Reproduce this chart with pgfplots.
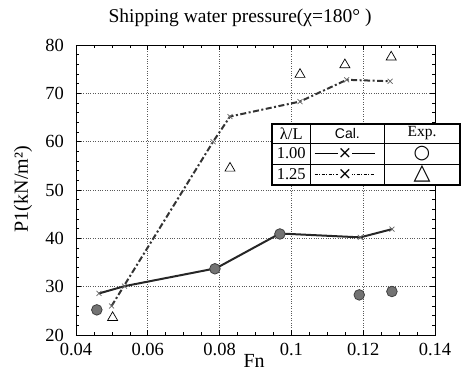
\documentclass[border=0pt]{standalone}
\usepackage{fontspec}
\setmainfont{Liberation Serif}
\newfontfamily\symfont{DejaVu Sans}
\newfontfamily\sansf{Liberation Sans}
\usepackage{pgfplots}
\pgfplotsset{compat=1.18}
\begin{document}
\begin{tikzpicture}
\path[use as bounding box] (-76pt,-39pt) rectangle (385pt,335pt);
\begin{axis}[
  at={(0pt,0pt)}, anchor=south west,
  scale only axis, width=359pt, height=290pt,
  xmin=0.04, xmax=0.14, ymin=20, ymax=80,
  xtick={0.04,0.06,0.08,0.1,0.12,0.14},
  xticklabels={0.04,0.06,0.08,0.1,0.12,0.14},
  ytick={20,30,40,50,60,70,80},
  yticklabels={20,30,40,50,60,70,80},
  scaled x ticks=false,
  minor x tick num=3, minor y tick num=4,
  grid=major,
  major grid style={black!65, dotted, line width=0.8pt},
  axis line style={line width=0.8pt},
  major tick length=5pt, minor tick length=3pt,
  tick style={black, line width=0.6pt},
  clip=false,
  xticklabel style={font=\fontsize{18.5}{20}\selectfont, anchor=base, yshift=-21pt},
  yticklabel style={font=\fontsize{18.5}{20}\selectfont, anchor=east, inner sep=0pt, xshift=-12pt},
  title={Shipping water pressure(χ=180° )},
  title style={font=\fontsize{19.5}{21}\selectfont, at={(axis description cs:0.457,1)}, anchor=base, yshift=16pt},
  xlabel={Fn},
  xlabel style={font=\fontsize{20}{21}\selectfont, at={(axis description cs:0.496,0)}, anchor=base, yshift=-33pt},
  ylabel={P1(kN/m²)},
  ylabel style={font=\fontsize{20}{21}\selectfont, at={(axis description cs:-0.134,0.503)}, anchor=base},
]
% Cal. lambda/L = 1.00
\addplot[black!85, line width=2pt, mark=x, mark size=3.5pt,
  mark options={solid, line width=0.7pt, black!60}]
  coordinates {(0.0464,28.6) (0.0535,30.1) (0.0790,33.8) (0.0968,41.0) (0.1192,40.2) (0.1280,41.9)};
% Cal. lambda/L = 1.25
\addplot[black!80, line width=2pt, dash pattern=on 6pt off 2.5pt on 2pt off 2.5pt,
  mark=x, mark size=3.5pt, mark options={solid, line width=0.7pt, black!60}]
  coordinates {(0.0499,26.0) (0.0782,60.0) (0.0829,65.2) (0.1024,68.3) (0.1154,72.8) (0.1275,72.5)};
% Exp. lambda/L = 1.00
\addplot[only marks, mark=*, mark size=5.3pt,
  mark options={fill=black!55, draw=black!75, line width=0.8pt}]
  coordinates {(0.0458,25.2) (0.0787,33.7) (0.0968,40.9) (0.1189,28.3) (0.1280,29.0)};
% Exp. lambda/L = 1.25
\addplot[only marks, mark=triangle, mark size=5.8pt,
  mark options={black, line width=0.7pt}]
  coordinates {(0.0502,23.6) (0.0829,54.5) (0.1024,73.9) (0.1149,75.9) (0.1278,77.5)};
\end{axis}
% legend table
\draw[line width=1.4pt, fill=white] (196pt,211pt) rectangle (384pt,150pt);
\draw[line width=0.9pt] (234.7pt,211pt) -- (234.7pt,150pt);
\draw[line width=0.9pt] (308pt,211pt) -- (308pt,150pt);
\draw[line width=0.9pt] (196pt,192pt) -- (384pt,192pt);
\draw[line width=0.9pt] (196pt,171pt) -- (384pt,171pt);
\node[font=\fontsize{16.5}{18}\selectfont] at (215.3pt,201.5pt) {λ/L};
\node[font=\sansf\fontsize{14}{16}\selectfont] at (271.4pt,201.5pt) {Cal.};
\node[font=\fontsize{15.5}{17}\selectfont] at (346pt,201.5pt) {Exp.};
\node[font=\fontsize{16.5}{18}\selectfont] at (215.3pt,181.5pt) {1.00};
\node[font=\fontsize{16.5}{18}\selectfont] at (215.3pt,160.5pt) {1.25};
\draw[line width=0.9pt] (238.7pt,181.5pt) -- (298.7pt,181.5pt);
\draw[line width=0.9pt, dash pattern=on 3pt off 1.5pt on 1pt off 1.5pt] (238.7pt,160.5pt) -- (298.7pt,160.5pt);
\node[font=\symfont\fontsize{17}{17}\selectfont, inner sep=0pt, fill=white] at (269pt,181.5pt) {×};
\node[font=\symfont\fontsize{17}{17}\selectfont, inner sep=0pt, fill=white] at (269pt,160.5pt) {×};
\node[font=\symfont\fontsize{19}{19}\selectfont, inner sep=0pt] at (346pt,181.5pt) {○};
\node[font=\symfont\fontsize{22}{22}\selectfont, inner sep=0pt] at (346pt,161pt) {△};
\end{tikzpicture}
\end{document}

====

▶ [Directions]: All of the lines above should be printed exactly, minus the pictures.

▶ [Task output]:
Reproduce this chart with pgfplots.
\documentclass[border=0pt]{standalone}
\usepackage{fontspec}
\setmainfont{Liberation Serif}
\newfontfamily\symfont{DejaVu Sans}
\newfontfamily\sansf{Liberation Sans}
\usepackage{pgfplots}
\pgfplotsset{compat=1.18}
\begin{document}
\begin{tikzpicture}
\path[use as bounding box] (-76pt,-39pt) rectangle (385pt,335pt);
\begin{axis}[
  at={(0pt,0pt)}, anchor=south west,
  scale only axis, width=359pt, height=290pt,
  xmin=0.04, xmax=0.14, ymin=20, ymax=80,
  xtick={0.04,0.06,0.08,0.1,0.12,0.14},
  xticklabels={0.04,0.06,0.08,0.1,0.12,0.14},
  ytick={20,30,40,50,60,70,80},
  yticklabels={20,30,40,50,60,70,80},
  scaled x ticks=false,
  minor x tick num=3, minor y tick num=4,
  grid=major,
  major grid style={black!65, dotted, line width=0.8pt},
  axis line style={line width=0.8pt},
  major tick length=5pt, minor tick length=3pt,
  tick style={black, line width=0.6pt},
  clip=false,
  xticklabel style={font=\fontsize{18.5}{20}\selectfont, anchor=base, yshift=-21pt},
  yticklabel style={font=\fontsize{18.5}{20}\selectfont, anchor=east, inner sep=0pt, xshift=-12pt},
  title={Shipping water pressure(χ=180° )},
  title style={font=\fontsize{19.5}{21}\selectfont, at={(axis description cs:0.457,1)}, anchor=base, yshift=16pt},
  xlabel={Fn},
  xlabel style={font=\fontsize{20}{21}\selectfont, at={(axis description cs:0.496,0)}, anchor=base, yshift=-33pt},
  ylabel={P1(kN/m²)},
  ylabel style={font=\fontsize{20}{21}\selectfont, at={(axis description cs:-0.134,0.503)}, anchor=base},
]
% Cal. lambda/L = 1.00
\addplot[black!85, line width=2pt, mark=x, mark size=3.5pt,
  mark options={solid, line width=0.7pt, black!60}]
  coordinates {(0.0464,28.6) (0.0535,30.1) (0.0790,33.8) (0.0968,41.0) (0.1192,40.2) (0.1280,41.9)};
% Cal. lambda/L = 1.25
\addplot[black!80, line width=2pt, dash pattern=on 6pt off 2.5pt on 2pt off 2.5pt,
  mark=x, mark size=3.5pt, mark options={solid, line width=0.7pt, black!60}]
  coordinates {(0.0499,26.0) (0.0782,60.0) (0.0829,65.2) (0.1024,68.3) (0.1154,72.8) (0.1275,72.5)};
% Exp. lambda/L = 1.00
\addplot[only marks, mark=*, mark size=5.3pt,
  mark options={fill=black!55, draw=black!75, line width=0.8pt}]
  coordinates {(0.0458,25.2) (0.0787,33.7) (0.0968,40.9) (0.1189,28.3) (0.1280,29.0)};
% Exp. lambda/L = 1.25
\addplot[only marks, mark=triangle, mark size=5.8pt,
  mark options={black, line width=0.7pt}]
  coordinates {(0.0502,23.6) (0.0829,54.5) (0.1024,73.9) (0.1149,75.9) (0.1278,77.5)};
\end{axis}
% legend table
\draw[line width=1.4pt, fill=white] (196pt,211pt) rectangle (384pt,150pt);
\draw[line width=0.9pt] (234.7pt,211pt) -- (234.7pt,150pt);
\draw[line width=0.9pt] (308pt,211pt) -- (308pt,150pt);
\draw[line width=0.9pt] (196pt,192pt) -- (384pt,192pt);
\draw[line width=0.9pt] (196pt,171pt) -- (384pt,171pt);
\node[font=\fontsize{16.5}{18}\selectfont] at (215.3pt,201.5pt) {λ/L};
\node[font=\sansf\fontsize{14}{16}\selectfont] at (271.4pt,201.5pt) {Cal.};
\node[font=\fontsize{15.5}{17}\selectfont] at (346pt,201.5pt) {Exp.};
\node[font=\fontsize{16.5}{18}\selectfont] at (215.3pt,181.5pt) {1.00};
\node[font=\fontsize{16.5}{18}\selectfont] at (215.3pt,160.5pt) {1.25};
\draw[line width=0.9pt] (238.7pt,181.5pt) -- (298.7pt,181.5pt);
\draw[line width=0.9pt, dash pattern=on 3pt off 1.5pt on 1pt off 1.5pt] (238.7pt,160.5pt) -- (298.7pt,160.5pt);
\node[font=\symfont\fontsize{17}{17}\selectfont, inner sep=0pt, fill=white] at (269pt,181.5pt) {×};
\node[font=\symfont\fontsize{17}{17}\selectfont, inner sep=0pt, fill=white] at (269pt,160.5pt) {×};
\node[font=\symfont\fontsize{19}{19}\selectfont, inner sep=0pt] at (346pt,181.5pt) {○};
\node[font=\symfont\fontsize{22}{22}\selectfont, inner sep=0pt] at (346pt,161pt) {△};
\end{tikzpicture}
\end{document}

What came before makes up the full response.